Value-Added Tax (VAT)
VAT is a broad tax on the supply of goods and services, charged upon purchase. It is compulsory for a business to register for VAT when the value of taxable supplies in a 12-month period exceeds or is expected to exceed R1 million. VAT in South Africa currently stands at 15% as of 1 April 2018.
Fuel Levy
The fuel levy is a tax payable by licensed manufacturers of petroleum products within South Africa. In April 2018, the fuel levy was R3.37 per litre, representing 23.7% of the price of 93 octane fuel (inland). The Road Accident Fund (RAF) contribution to the fuel price was R1.93 or 13.6%.
Environmental Taxes
Environmental taxes are intended to modify the behavior of citizens and encourage more sustainable practices. These include taxes on CO2 emissions from motor vehicles, electricity levies, health promotion levies on sugary beverages, incandescent light bulb levies, international air passenger departure taxes, plastic bag levies, and tyre levies.
Tax Administration and Compliance
The Tax Administration Act of 2011 deals with offences regarding tax. A person commits an offence if they fail to submit a tax return or document to SARS, fail to issue a document to a person as needed, fail to register or amend a registration, keep records as needed by SARS, knowingly submit a false tax certificate or statement, or refuse or neglect to take an oath or make a solemn declaration.

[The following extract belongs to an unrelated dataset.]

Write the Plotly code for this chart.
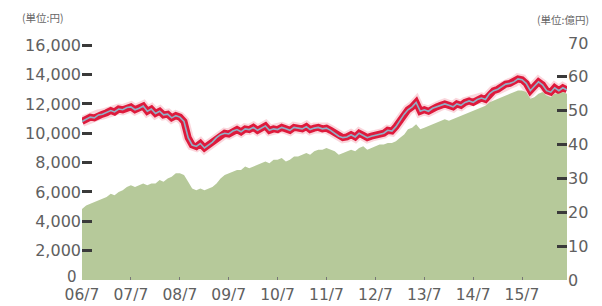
import plotly.graph_objects as go
import pandas as pd

months = pd.date_range("2006-07-01", "2016-06-01", freq="MS")

price_yen = [
    10800, 10950, 11100, 11050, 11250, 11300,
    11400, 11550, 11450, 11650, 11600, 11750, 11800, 11600, 11700, 11850, 11500, 11650,
    11350, 11500, 11250, 11300, 11050, 11200, 11100, 10800, 9700, 9200, 9100, 9300,
    9000, 9200, 9400, 9700, 9900, 10000, 9950, 10150, 10250, 10100, 10300, 10250,
    10400, 10200, 10350, 10500, 10200, 10300, 10250, 10400, 10300, 10200, 10400, 10350,
    10300, 10450, 10250, 10350, 10400, 10300, 10350, 10200, 10000, 9800, 9700, 9750,
    9900, 9750, 10000, 9850, 9700, 9800, 9850, 9950, 10000, 10200, 10150, 10450,
    10900, 11300, 11600, 11800, 12100, 11500, 11600, 11500, 11700, 11800, 11900, 12000,
    11900, 11800, 12000, 11900, 12100, 12200, 12100, 12300, 12400, 12300, 12700, 12900,
    13000, 13200, 13350, 13400, 13500, 13700, 13650, 13400, 12900, 13200, 13500, 13300,
    12900, 12800, 13100, 12900, 13100, 12950,
]

assets_oku = [
    21.0, 22.0, 22.5, 23.0, 23.5, 24.0,
    24.5, 25.5, 25.0, 26.0, 26.5, 27.5, 28.0, 27.5, 28.0, 28.5, 28.0, 28.5,
    28.5, 29.5, 29.0, 30.0, 30.5, 31.5, 31.5, 31.0, 29.0, 27.0, 26.5, 27.0,
    26.5, 27.0, 27.5, 28.5, 30.0, 31.0, 31.5, 32.0, 32.5, 32.5, 33.5, 33.0,
    33.5, 34.0, 34.5, 35.0, 34.5, 35.5, 35.5, 36.0, 35.0, 35.5, 36.5, 36.5,
    37.0, 37.5, 37.0, 38.0, 38.5, 38.5, 39.0, 38.5, 38.0, 37.0, 37.5, 38.0,
    38.5, 38.0, 39.0, 39.5, 38.5, 39.0, 39.5, 40.0, 40.0, 40.5, 40.5, 41.0,
    42.0, 43.0, 44.5, 45.0, 46.0, 44.5, 45.0, 45.5, 46.0, 46.5, 47.0, 47.5,
    47.0, 47.5, 48.0, 48.5, 49.0, 49.5, 50.0, 50.5, 51.0, 51.5, 52.5, 53.0,
    53.5, 54.0, 54.5, 55.0, 55.5, 56.0, 56.0, 55.5, 53.5, 54.0, 55.0, 55.5,
    54.5, 54.0, 55.0, 55.0, 55.5, 55.0,
]

x_tick_dates = [f"{y}-07-01" for y in range(2006, 2016)]
x_tick_labels = ["06/7", "07/7", "08/7", "09/7", "10/7", "11/7", "12/7", "13/7", "14/7", "15/7"]
left_ticks = [0, 2000, 4000, 6000, 8000, 10000, 12000, 14000, 16000]
left_labels = ["", "2,000", "4,000", "6,000", "8,000", "10,000", "12,000", "14,000", "16,000"]
left_zero_label = "0"
right_ticks = [0, 10, 20, 30, 40, 50, 60, 70]

FONT = "DejaVu Sans"
GRAY = "#606060"
FS_Y = 16
FS_X = 15.5

fig = go.Figure()
fig.add_trace(go.Scatter(
    x=months, y=assets_oku, yaxis="y2", mode="lines",
    line=dict(width=0, color="#b6c99a"), fill="tozeroy", fillcolor="#b6c99a",
    hoverinfo="skip", showlegend=False))
fig.add_trace(go.Scatter(
    x=months, y=price_yen, mode="lines",
    line=dict(width=11, color="rgba(240,120,140,0.30)"), showlegend=False))
fig.add_trace(go.Scatter(
    x=months, y=price_yen, mode="lines",
    line=dict(width=7, color="#de1a3c"), showlegend=False))
fig.add_trace(go.Scatter(
    x=months, y=price_yen, mode="lines",
    line=dict(width=1.6, color="#8fb0c6"), showlegend=False))

# page body has an 8px default margin, so the figure is sized 8px smaller
fig.update_layout(
    template="none",
    width=594, height=298,
    margin=dict(l=74, r=35, t=35, b=26, autoexpand=False),
    paper_bgcolor="white", plot_bgcolor="white",
    font=dict(family=FONT, color=GRAY, size=FS_Y),
    showlegend=False,
    xaxis=dict(
        range=["2006-07-01", "2016-06-01"], automargin=False,
        tickmode="array", tickvals=x_tick_dates, ticktext=x_tick_labels,
        ticks="inside", ticklen=3, tickcolor="#777", tickwidth=1,
        ticklabelstandoff=3,
        showgrid=False, zeroline=False, showline=False,
        tickfont=dict(size=FS_X, color=GRAY, family=FONT),
    ),
    yaxis=dict(
        range=[0, 16150], automargin=False,
        tickmode="array", tickvals=left_ticks, ticktext=left_labels,
        ticks="inside", ticklen=10, tickwidth=2.5, tickcolor="#3a3a3a",
        showgrid=False, zeroline=False, showline=False,
        tickfont=dict(size=FS_Y, color=GRAY, family=FONT),
    ),
    yaxis2=dict(
        range=[0, 70], overlaying="y", side="right", automargin=False,
        tickmode="array", tickvals=right_ticks,
        ticks="inside", ticklen=10, tickwidth=2.5, tickcolor="#3a3a3a",
        showgrid=False, zeroline=False, showline=False,
        tickfont=dict(size=FS_Y, color=GRAY, family=FONT),
    ),
    annotations=[
        dict(text=left_zero_label, xref="paper", yref="y", x=0, y=0,
             xanchor="right", yanchor="middle", xshift=-4, yshift=3,
             borderpad=0, showarrow=False,
             font=dict(size=15, color=GRAY, family=FONT)),
        dict(text="(単位:円)", xref="paper", yref="paper", x=-0.128, y=1.0,
             yshift=26, xanchor="left", yanchor="middle", showarrow=False,
             font=dict(size=10.5, color="#666", family="Noto Sans CJK JP")),
        dict(text="(単位:億円)", xref="paper", yref="paper", x=1.05, y=1.0,
             yshift=24, xanchor="right", yanchor="middle", showarrow=False,
             font=dict(size=10.5, color="#666", family="Noto Sans CJK JP")),
    ],
)

fig.write_html("out.html")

A person convicted of these offences may be liable to a fine or imprisonment not exceeding two years.
Tax Loopholes and Avoidance
Various tax loopholes have been identified by SARS over the years and have been successfully closed. These include cross-border mismatches, insurance payments and interest exemptions, interest cost allocation for finance operations, transfer pricing, and certain classes of preference and guaranteed shares.
Policy Changes and Recent Developments
Recent policy changes in South Africa’s tax system include adjustments to tax thresholds and rebates, changes to the taxation of foreign income for South African residents working overseas, and the introduction of new environmental taxes. The 2020/21 budget saw several adjustments to tax thresholds and rebates, aimed at providing relief to taxpayers and stimulating economic growth.
Centenary of Income Tax
In 2014, South Africa marked the centenary of the introduction of income tax in the country. The Income Tax Act of 1914, tabled by General Jan Smuts in his capacity as Minister of Finance, introduced income tax in the Union of South Africa. The University of Cape Town celebrated this milestone with a conference and publication of papers presented, reflecting on the evolution and impact of income tax in South Africa over the past century.